David M. Brown - writer, producer, director, starry-eyed dreamer

The Texas Story Project.

David M. Brown

My father was born and raised in Oklahoma, pursued an acting career in Hollywood and became a political organizer in North Dakota. In the late 1970s while visiting relatives, he heard Townes Van Zandt on the radio and promptly went inside the house and told his family that he was moving to Austin. To this day Townes Van Zandt is one of my dad's favorite artists.

He immediately enrolled in a graduate program at UT film school and enjoyed the spirited classes with an incredible faculty including visiting professor Edward Dmytryk (whose filmmaking career spanned forty years, Oscar nominations, and prison time for being one of the Hollywood Ten - a group of filmmakers who refused to testify before the House Un-American Activities Committee investigating communist activity in the U.S.) and noted film historian and theorist Tom Schatz. He realized there was an enormous wealth of filmmaking talent that wasn’t accessible to the public. He states that having this experience set in motion the work he would eventually do. “When I moved to Austin, I walked into a hotbed of artistic activity - music and film, students and teachers were rampant. Creative energy was everywhere”. My father had found what he was looking for.

From this came “The Austin Community Movie Company,” the first non-profit, community feature filmmaking organization in the United States.
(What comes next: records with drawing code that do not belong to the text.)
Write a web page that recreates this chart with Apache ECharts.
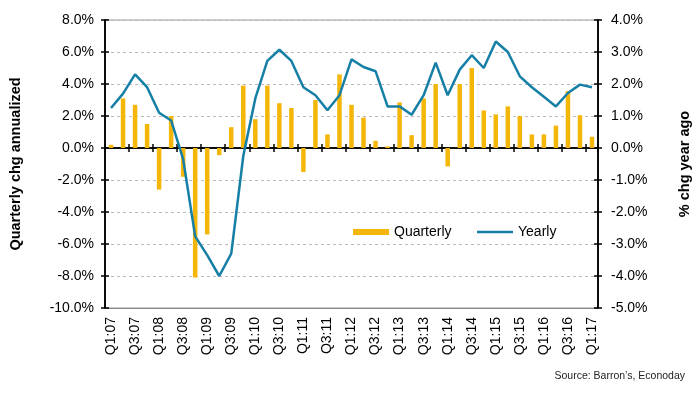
<!DOCTYPE html>
<html>
<head>
<meta charset="utf-8">
<script src="https://cdn.jsdelivr.net/npm/echarts@6/dist/echarts.min.js"></script>
<style>html,body{margin:0;padding:0;background:#fff;}#c{width:700px;height:394px;}</style>
</head>
<body>
<div id="c"></div>
<script>
const categories = ['Q1:07','Q2:07','Q3:07','Q4:07','Q1:08','Q2:08','Q3:08','Q4:08','Q1:09','Q2:09','Q3:09','Q4:09','Q1:10','Q2:10','Q3:10','Q4:10','Q1:11','Q2:11','Q3:11','Q4:11','Q1:12','Q2:12','Q3:12','Q4:12','Q1:13','Q2:13','Q3:13','Q4:13','Q1:14','Q2:14','Q3:14','Q4:14','Q1:15','Q2:15','Q3:15','Q4:15','Q1:16','Q2:16','Q3:16','Q4:16','Q1:17'];
const quarterly = [0.2,3.1,2.7,1.5,-2.6,2.0,-1.8,-8.1,-5.4,-0.45,1.3,3.9,1.8,3.9,2.8,2.5,-1.5,3.0,0.85,4.6,2.7,1.9,0.45,0.1,2.85,0.8,3.1,4.0,-1.15,4.0,5.0,2.35,2.1,2.6,2.0,0.85,0.85,1.4,3.55,2.05,0.7];
const yearly = [1.25,1.7,2.3,1.9,1.1,0.86,-0.35,-2.76,-3.35,-4.0,-3.3,-0.25,1.55,2.72,3.07,2.72,1.9,1.65,1.18,1.65,2.77,2.53,2.4,1.3,1.3,1.04,1.65,2.67,1.65,2.45,2.9,2.5,3.33,3.0,2.24,1.9,1.6,1.3,1.72,1.98,1.9];
const leftTicks = {min:-10, max:8, interval:2};
const rightTicks = {min:-5, max:4, interval:1};

const FONT = 'Liberation Sans, Arial, sans-serif';
const pct = v => v.toFixed(1) + '%';
const chart = echarts.init(document.getElementById('c'));
const blackLine = {show:true, lineStyle:{color:'#000', width:1.5}};
const tickSt = {color:'#000', width:1.5};
const BAR = '#F5B60A', LINE = '#167FA6';

chart.setOption({
  animation:false,
  textStyle:{fontFamily:FONT},
  grid:{left:99, right:96, top:20, bottom:86, show:true, borderColor:'#999', borderWidth:1},
  legend:[
    {left:348, top:220, itemWidth:36, itemHeight:6,
     textStyle:{fontSize:14, color:'#000', fontFamily:FONT},
     data:[{name:'Quarterly', icon:'rect'}]},
    {left:472, top:220, itemWidth:36, itemHeight:2.5,
     textStyle:{fontSize:14, color:'#000', fontFamily:FONT},
     data:[{name:'Yearly', icon:'rect', itemStyle:{color:LINE}}]}
  ],
  xAxis:[
    {type:'category', data:categories, position:'bottom', boundaryGap:true,
     axisLine:{onZero:false, lineStyle:{color:'#888', width:1}}, axisTick:{show:false},
     axisLabel:{rotate:90, interval:1, fontSize:14, color:'#000', margin:9, fontFamily:FONT},
     splitLine:{show:false}},
    {type:'category', data:categories, position:'top', boundaryGap:true,
     axisLine:{onZero:true, show:true, lineStyle:{color:'#000', width:1.5}},
     axisTick:{show:true, interval:1, length:4, lineStyle:tickSt},
     axisLabel:{show:false}, splitLine:{show:false}},
    {type:'category', data:categories, position:'bottom', boundaryGap:true,
     axisLine:{onZero:true, show:true, lineStyle:{color:'#000', width:1.5}},
     axisTick:{show:true, interval:1, length:4, lineStyle:tickSt},
     axisLabel:{show:false}, splitLine:{show:false}}
  ],
  yAxis:[
    {type:'value', position:'left', min:leftTicks.min, max:leftTicks.max, interval:leftTicks.interval,
     axisLine:blackLine, axisTick:{show:true, length:4, lineStyle:tickSt},
     axisLabel:{formatter:pct, fontSize:14, color:'#000', margin:11, fontFamily:FONT},
     splitLine:{show:true, lineStyle:{color:'#bbb', type:[3,3], width:1}},
     name:'Quarterly chg annualized', nameLocation:'middle', nameRotate:90, nameGap:82,
     nameTextStyle:{fontSize:14.5, fontWeight:'bold', color:'#000', fontFamily:FONT}},
    {type:'value', position:'right', min:rightTicks.min, max:rightTicks.max, interval:rightTicks.interval,
     axisLine:blackLine, axisTick:{show:true, length:4, lineStyle:tickSt},
     axisLabel:{formatter:pct, fontSize:14, color:'#000', margin:13, fontFamily:FONT},
     splitLine:{show:false},
     name:'% chg year ago', nameLocation:'middle', nameRotate:90, nameGap:79,
     nameTextStyle:{fontSize:14.5, fontWeight:'bold', color:'#000', fontFamily:FONT}},
    {type:'value', position:'left', min:leftTicks.min, max:leftTicks.max, interval:leftTicks.interval,
     axisLine:blackLine, axisTick:{show:true, inside:true, length:4, lineStyle:tickSt},
     axisLabel:{show:false}, splitLine:{show:false}},
    {type:'value', position:'right', min:rightTicks.min, max:rightTicks.max, interval:rightTicks.interval,
     axisLine:blackLine, axisTick:{show:true, inside:true, length:4, lineStyle:tickSt},
     axisLabel:{show:false}, splitLine:{show:false}}
  ],
  series:[
    {name:'Quarterly', type:'bar', xAxisIndex:0, yAxisIndex:0, data:quarterly, barWidth:4.5,
     itemStyle:{color:BAR}, z:2},
    {name:'Yearly', type:'line', xAxisIndex:0, yAxisIndex:1, data:yearly, symbol:'none', showSymbol:false,
     lineStyle:{color:LINE, width:2.5}, itemStyle:{color:LINE}, z:5}
  ],
  graphic:[
    {type:'text', right:15, top:371, style:{text:'Source: Barron\u2019s, Econoday', fontSize:10.5, fill:'#222', fontFamily:FONT}}
  ]
});
</script>
</body>
</html>
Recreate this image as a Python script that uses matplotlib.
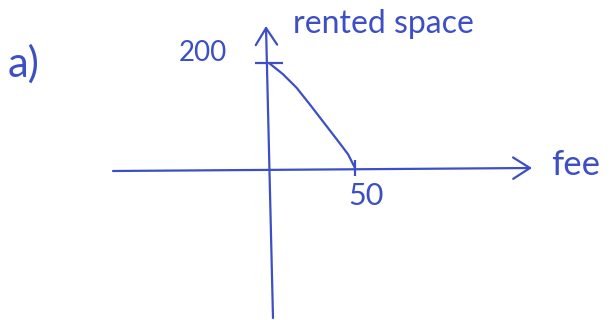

By combining education and training with actual moviemaking, they contended that the best way to learn to make a motion picture was to make a motion picture. For two years in the early 80s, ACMC used the skills of expert filmmakers to train hundreds of highly motivated Austinites in all areas of film production including - screen acting, screenwriting, filmmaking, art direction, and editing. The goal was to raise $25,000 per year to establish a repertory company engaged in making movies. Unfortunately, just when they were set to take off, the oil and gas boom suddenly crashed and all the money dried up. The legacy of ACMC continues as students who trained in the early ’80s are now the old guard in Austin talent. Some have gone on to be successful in the film industry.

After ACMC fell through, my dad landed at another trailblazing Austin media spot - Texas Cable Network. TCN was a cable programming service that provided 20 hours of original programming a week to the top twelve markets in Texas during the mid ’80s. My dad, an avid tennis player, produced Lone Star Tennis, Sportstalk and Filmscape for the network. TCN reached four million households. Lone Star Tennis was a magazine style format program that incorporated footage from three annual professional tennis events in Texas. From those events they got interviews and tips with world class players. Ultimately, TCN met the same fate as ACMC as local money sources evaporated. But lucky for me, TCN and Lone Star Tennis were what introduced my parents to each other. My mom, Rebecca Bass, edited Lone Star Tennis. My mom and dad worked together for years doing tennis shows. After the tennis show, my mom worked at Wimbledon for HBO and on NBCs Unsolved Mysteries.

Brendan Brown is a 20 year old sophomore at St.Mary's University. I play on the tennis team and am a psychology major. I aspire to be a writer when I grow up, writing songs and books.